# [REQUIRED WORK]
Copy exactly the lines that run from the top of the listing to the line containing "5.1, 4.8, 5.1, 4.8, 4.8, 4.9]", both ends included, and omit the pictures.

# [DATA]
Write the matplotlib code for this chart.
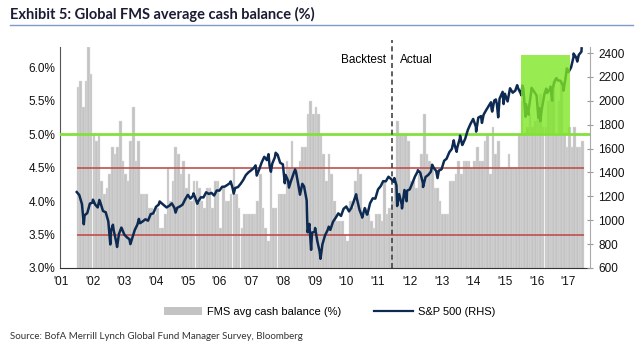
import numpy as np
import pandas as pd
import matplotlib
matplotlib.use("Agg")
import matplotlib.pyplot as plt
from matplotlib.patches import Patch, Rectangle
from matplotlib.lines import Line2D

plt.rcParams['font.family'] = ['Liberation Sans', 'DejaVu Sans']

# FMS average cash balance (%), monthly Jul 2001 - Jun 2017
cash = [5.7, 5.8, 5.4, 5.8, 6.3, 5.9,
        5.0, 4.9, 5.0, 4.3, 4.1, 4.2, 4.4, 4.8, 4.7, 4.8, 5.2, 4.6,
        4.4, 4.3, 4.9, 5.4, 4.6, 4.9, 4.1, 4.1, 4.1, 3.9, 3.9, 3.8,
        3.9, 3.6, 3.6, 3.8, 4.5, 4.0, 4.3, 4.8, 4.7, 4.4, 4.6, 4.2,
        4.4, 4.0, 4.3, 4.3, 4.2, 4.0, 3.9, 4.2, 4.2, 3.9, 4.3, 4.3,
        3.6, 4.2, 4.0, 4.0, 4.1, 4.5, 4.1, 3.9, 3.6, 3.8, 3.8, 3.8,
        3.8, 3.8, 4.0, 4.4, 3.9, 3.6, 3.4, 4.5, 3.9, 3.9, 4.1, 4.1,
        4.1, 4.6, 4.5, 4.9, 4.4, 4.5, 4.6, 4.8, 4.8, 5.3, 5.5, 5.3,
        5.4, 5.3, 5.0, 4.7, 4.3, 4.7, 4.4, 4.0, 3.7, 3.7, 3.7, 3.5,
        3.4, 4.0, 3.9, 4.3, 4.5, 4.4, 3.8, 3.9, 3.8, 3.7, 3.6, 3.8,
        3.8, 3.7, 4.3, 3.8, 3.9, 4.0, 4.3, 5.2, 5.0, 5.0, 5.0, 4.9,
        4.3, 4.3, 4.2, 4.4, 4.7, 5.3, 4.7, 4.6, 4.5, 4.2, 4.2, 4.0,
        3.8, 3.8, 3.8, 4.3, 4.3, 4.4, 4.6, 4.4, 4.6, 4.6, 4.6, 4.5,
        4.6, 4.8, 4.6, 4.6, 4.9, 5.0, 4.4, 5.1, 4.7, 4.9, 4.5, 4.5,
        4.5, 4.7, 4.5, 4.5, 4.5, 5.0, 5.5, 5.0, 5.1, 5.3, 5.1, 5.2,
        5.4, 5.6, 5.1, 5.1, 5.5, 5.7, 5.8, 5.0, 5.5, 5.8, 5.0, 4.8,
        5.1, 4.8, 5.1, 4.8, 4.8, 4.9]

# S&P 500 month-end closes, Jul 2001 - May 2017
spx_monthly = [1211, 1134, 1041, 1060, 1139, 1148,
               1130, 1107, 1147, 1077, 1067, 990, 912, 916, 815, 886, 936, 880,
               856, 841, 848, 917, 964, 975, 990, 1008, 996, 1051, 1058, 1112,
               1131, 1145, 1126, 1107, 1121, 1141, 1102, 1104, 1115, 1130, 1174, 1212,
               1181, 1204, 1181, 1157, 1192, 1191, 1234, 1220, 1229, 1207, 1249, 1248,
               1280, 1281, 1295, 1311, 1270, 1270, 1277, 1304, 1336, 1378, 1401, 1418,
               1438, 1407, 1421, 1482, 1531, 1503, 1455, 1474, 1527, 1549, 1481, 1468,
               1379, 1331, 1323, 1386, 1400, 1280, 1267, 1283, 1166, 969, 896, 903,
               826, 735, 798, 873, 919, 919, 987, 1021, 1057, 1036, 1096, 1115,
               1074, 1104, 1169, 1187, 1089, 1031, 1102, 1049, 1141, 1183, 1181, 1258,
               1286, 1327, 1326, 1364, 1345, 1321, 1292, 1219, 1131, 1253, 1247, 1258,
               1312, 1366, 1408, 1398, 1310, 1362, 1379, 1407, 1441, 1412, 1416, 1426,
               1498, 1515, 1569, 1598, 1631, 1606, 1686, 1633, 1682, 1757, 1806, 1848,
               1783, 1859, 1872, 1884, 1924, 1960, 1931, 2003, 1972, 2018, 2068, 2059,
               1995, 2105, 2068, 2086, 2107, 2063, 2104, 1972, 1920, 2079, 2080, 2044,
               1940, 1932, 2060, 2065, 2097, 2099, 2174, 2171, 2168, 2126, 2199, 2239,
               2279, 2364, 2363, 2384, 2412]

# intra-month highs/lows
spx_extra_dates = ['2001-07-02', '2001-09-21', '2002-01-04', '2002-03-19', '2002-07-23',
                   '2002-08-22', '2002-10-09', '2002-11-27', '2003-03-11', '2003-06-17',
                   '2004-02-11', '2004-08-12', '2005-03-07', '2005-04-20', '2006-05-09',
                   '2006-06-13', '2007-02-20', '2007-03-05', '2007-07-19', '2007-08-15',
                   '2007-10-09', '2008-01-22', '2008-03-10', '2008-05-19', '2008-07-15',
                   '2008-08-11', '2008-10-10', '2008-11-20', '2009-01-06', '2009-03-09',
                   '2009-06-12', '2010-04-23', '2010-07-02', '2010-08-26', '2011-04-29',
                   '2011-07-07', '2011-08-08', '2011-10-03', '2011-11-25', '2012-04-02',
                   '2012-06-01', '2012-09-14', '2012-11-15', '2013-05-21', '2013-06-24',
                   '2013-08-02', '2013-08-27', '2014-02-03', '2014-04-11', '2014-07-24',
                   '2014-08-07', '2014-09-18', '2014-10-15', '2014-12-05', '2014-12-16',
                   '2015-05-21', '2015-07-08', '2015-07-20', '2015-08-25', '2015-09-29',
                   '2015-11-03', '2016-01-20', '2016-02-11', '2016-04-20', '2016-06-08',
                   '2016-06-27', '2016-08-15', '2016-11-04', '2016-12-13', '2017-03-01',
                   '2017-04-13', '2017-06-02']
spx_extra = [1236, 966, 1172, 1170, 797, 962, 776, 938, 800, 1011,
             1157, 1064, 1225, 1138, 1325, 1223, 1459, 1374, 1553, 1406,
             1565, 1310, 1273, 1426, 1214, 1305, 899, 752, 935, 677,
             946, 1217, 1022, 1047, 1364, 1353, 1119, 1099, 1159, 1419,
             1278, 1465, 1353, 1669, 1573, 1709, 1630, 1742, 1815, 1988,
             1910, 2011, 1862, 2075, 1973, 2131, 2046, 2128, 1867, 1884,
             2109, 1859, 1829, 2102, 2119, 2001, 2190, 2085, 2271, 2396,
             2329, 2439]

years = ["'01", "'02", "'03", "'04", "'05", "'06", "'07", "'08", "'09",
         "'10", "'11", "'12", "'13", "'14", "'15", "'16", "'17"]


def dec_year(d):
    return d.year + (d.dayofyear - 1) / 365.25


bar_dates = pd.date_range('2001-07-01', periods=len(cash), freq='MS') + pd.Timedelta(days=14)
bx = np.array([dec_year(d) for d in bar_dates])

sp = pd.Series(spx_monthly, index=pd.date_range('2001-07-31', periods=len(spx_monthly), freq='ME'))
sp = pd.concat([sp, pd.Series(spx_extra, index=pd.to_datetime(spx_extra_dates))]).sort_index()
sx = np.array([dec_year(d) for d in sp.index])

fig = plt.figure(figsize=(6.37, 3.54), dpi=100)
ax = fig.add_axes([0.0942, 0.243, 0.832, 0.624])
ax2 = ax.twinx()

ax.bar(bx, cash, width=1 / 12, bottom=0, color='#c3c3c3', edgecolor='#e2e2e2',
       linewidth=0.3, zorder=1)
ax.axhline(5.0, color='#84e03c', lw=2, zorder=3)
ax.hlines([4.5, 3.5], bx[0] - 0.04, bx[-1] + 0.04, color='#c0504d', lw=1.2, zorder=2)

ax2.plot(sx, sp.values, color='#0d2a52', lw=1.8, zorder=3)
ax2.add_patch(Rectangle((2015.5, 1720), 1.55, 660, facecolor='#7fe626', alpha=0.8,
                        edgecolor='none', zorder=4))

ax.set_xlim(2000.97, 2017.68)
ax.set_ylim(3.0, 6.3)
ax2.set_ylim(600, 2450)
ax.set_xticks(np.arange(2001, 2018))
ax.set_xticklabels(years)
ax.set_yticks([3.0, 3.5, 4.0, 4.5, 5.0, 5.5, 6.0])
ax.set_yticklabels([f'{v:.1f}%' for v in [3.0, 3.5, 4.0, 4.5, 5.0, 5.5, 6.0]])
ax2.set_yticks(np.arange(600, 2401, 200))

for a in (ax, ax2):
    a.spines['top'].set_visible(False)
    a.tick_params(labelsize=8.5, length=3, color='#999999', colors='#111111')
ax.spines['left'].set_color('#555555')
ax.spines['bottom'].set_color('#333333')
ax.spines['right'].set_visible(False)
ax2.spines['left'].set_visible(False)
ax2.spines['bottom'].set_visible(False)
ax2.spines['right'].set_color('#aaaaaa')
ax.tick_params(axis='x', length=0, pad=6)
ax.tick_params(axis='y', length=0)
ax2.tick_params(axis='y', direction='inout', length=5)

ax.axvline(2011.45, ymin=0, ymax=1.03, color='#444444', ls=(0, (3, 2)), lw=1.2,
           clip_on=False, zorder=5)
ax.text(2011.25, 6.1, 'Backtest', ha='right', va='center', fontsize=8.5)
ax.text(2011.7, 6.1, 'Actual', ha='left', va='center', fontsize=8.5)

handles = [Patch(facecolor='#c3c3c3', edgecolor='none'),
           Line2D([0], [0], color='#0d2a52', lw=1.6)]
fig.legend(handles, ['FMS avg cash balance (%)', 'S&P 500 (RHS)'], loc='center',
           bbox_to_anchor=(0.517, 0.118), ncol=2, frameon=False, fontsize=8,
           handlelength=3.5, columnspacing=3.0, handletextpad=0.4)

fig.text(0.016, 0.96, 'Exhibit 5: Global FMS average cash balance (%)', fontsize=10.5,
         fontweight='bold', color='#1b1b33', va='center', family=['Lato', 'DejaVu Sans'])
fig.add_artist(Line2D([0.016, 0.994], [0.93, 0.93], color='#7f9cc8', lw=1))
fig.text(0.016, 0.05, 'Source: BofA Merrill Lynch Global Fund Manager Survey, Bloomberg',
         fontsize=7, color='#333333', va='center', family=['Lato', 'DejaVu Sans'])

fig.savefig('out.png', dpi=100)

# [TASK OUTPUT]
Write the matplotlib code for this chart.
import numpy as np
import pandas as pd
import matplotlib
matplotlib.use("Agg")
import matplotlib.pyplot as plt
from matplotlib.patches import Patch, Rectangle
from matplotlib.lines import Line2D

plt.rcParams['font.family'] = ['Liberation Sans', 'DejaVu Sans']

# FMS average cash balance (%), monthly Jul 2001 - Jun 2017
cash = [5.7, 5.8, 5.4, 5.8, 6.3, 5.9,
        5.0, 4.9, 5.0, 4.3, 4.1, 4.2, 4.4, 4.8, 4.7, 4.8, 5.2, 4.6,
        4.4, 4.3, 4.9, 5.4, 4.6, 4.9, 4.1, 4.1, 4.1, 3.9, 3.9, 3.8,
        3.9, 3.6, 3.6, 3.8, 4.5, 4.0, 4.3, 4.8, 4.7, 4.4, 4.6, 4.2,
        4.4, 4.0, 4.3, 4.3, 4.2, 4.0, 3.9, 4.2, 4.2, 3.9, 4.3, 4.3,
        3.6, 4.2, 4.0, 4.0, 4.1, 4.5, 4.1, 3.9, 3.6, 3.8, 3.8, 3.8,
        3.8, 3.8, 4.0, 4.4, 3.9, 3.6, 3.4, 4.5, 3.9, 3.9, 4.1, 4.1,
        4.1, 4.6, 4.5, 4.9, 4.4, 4.5, 4.6, 4.8, 4.8, 5.3, 5.5, 5.3,
        5.4, 5.3, 5.0, 4.7, 4.3, 4.7, 4.4, 4.0, 3.7, 3.7, 3.7, 3.5,
        3.4, 4.0, 3.9, 4.3, 4.5, 4.4, 3.8, 3.9, 3.8, 3.7, 3.6, 3.8,
        3.8, 3.7, 4.3, 3.8, 3.9, 4.0, 4.3, 5.2, 5.0, 5.0, 5.0, 4.9,
        4.3, 4.3, 4.2, 4.4, 4.7, 5.3, 4.7, 4.6, 4.5, 4.2, 4.2, 4.0,
        3.8, 3.8, 3.8, 4.3, 4.3, 4.4, 4.6, 4.4, 4.6, 4.6, 4.6, 4.5,
        4.6, 4.8, 4.6, 4.6, 4.9, 5.0, 4.4, 5.1, 4.7, 4.9, 4.5, 4.5,
        4.5, 4.7, 4.5, 4.5, 4.5, 5.0, 5.5, 5.0, 5.1, 5.3, 5.1, 5.2,
        5.4, 5.6, 5.1, 5.1, 5.5, 5.7, 5.8, 5.0, 5.5, 5.8, 5.0, 4.8,
        5.1, 4.8, 5.1, 4.8, 4.8, 4.9]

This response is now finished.